**Dataset excerpt:**
## Begin

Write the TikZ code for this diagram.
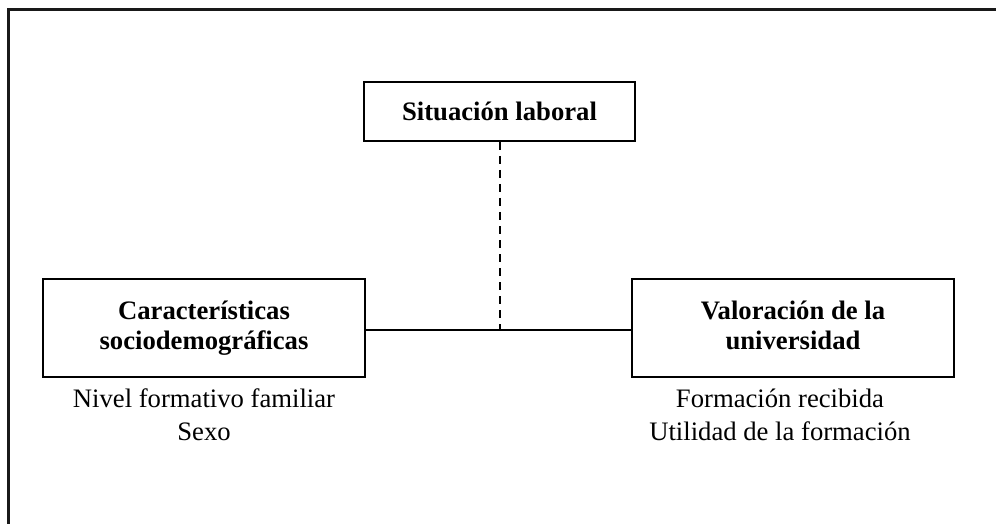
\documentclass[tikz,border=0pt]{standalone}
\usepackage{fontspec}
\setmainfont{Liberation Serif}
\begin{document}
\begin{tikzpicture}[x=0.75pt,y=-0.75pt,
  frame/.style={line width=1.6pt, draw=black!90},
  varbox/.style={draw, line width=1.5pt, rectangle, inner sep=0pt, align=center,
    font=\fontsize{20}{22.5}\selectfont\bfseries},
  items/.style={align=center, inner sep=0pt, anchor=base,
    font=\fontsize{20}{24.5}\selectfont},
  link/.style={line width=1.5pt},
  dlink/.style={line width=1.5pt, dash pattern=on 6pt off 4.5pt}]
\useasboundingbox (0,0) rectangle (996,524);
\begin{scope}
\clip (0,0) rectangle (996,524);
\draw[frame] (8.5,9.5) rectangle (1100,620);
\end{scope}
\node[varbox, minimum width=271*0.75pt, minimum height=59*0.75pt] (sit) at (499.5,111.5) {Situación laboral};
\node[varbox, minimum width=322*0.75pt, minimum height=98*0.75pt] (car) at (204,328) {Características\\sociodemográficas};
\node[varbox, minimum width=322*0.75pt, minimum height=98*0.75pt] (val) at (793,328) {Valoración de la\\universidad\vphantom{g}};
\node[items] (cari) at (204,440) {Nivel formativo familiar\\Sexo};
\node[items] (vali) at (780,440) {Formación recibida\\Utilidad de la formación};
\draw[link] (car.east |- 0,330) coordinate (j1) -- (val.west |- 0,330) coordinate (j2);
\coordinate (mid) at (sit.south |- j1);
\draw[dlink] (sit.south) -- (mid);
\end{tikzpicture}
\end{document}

## End

**Task instructions:** Retype the listing exactly. Pictures do not belong in the copy.

**Full answer:**
Write the TikZ code for this diagram.
\documentclass[tikz,border=0pt]{standalone}
\usepackage{fontspec}
\setmainfont{Liberation Serif}
\begin{document}
\begin{tikzpicture}[x=0.75pt,y=-0.75pt,
  frame/.style={line width=1.6pt, draw=black!90},
  varbox/.style={draw, line width=1.5pt, rectangle, inner sep=0pt, align=center,
    font=\fontsize{20}{22.5}\selectfont\bfseries},
  items/.style={align=center, inner sep=0pt, anchor=base,
    font=\fontsize{20}{24.5}\selectfont},
  link/.style={line width=1.5pt},
  dlink/.style={line width=1.5pt, dash pattern=on 6pt off 4.5pt}]
\useasboundingbox (0,0) rectangle (996,524);
\begin{scope}
\clip (0,0) rectangle (996,524);
\draw[frame] (8.5,9.5) rectangle (1100,620);
\end{scope}
\node[varbox, minimum width=271*0.75pt, minimum height=59*0.75pt] (sit) at (499.5,111.5) {Situación laboral};
\node[varbox, minimum width=322*0.75pt, minimum height=98*0.75pt] (car) at (204,328) {Características\\sociodemográficas};
\node[varbox, minimum width=322*0.75pt, minimum height=98*0.75pt] (val) at (793,328) {Valoración de la\\universidad\vphantom{g}};
\node[items] (cari) at (204,440) {Nivel formativo familiar\\Sexo};
\node[items] (vali) at (780,440) {Formación recibida\\Utilidad de la formación};
\draw[link] (car.east |- 0,330) coordinate (j1) -- (val.west |- 0,330) coordinate (j2);
\coordinate (mid) at (sit.south |- j1);
\draw[dlink] (sit.south) -- (mid);
\end{tikzpicture}
\end{document}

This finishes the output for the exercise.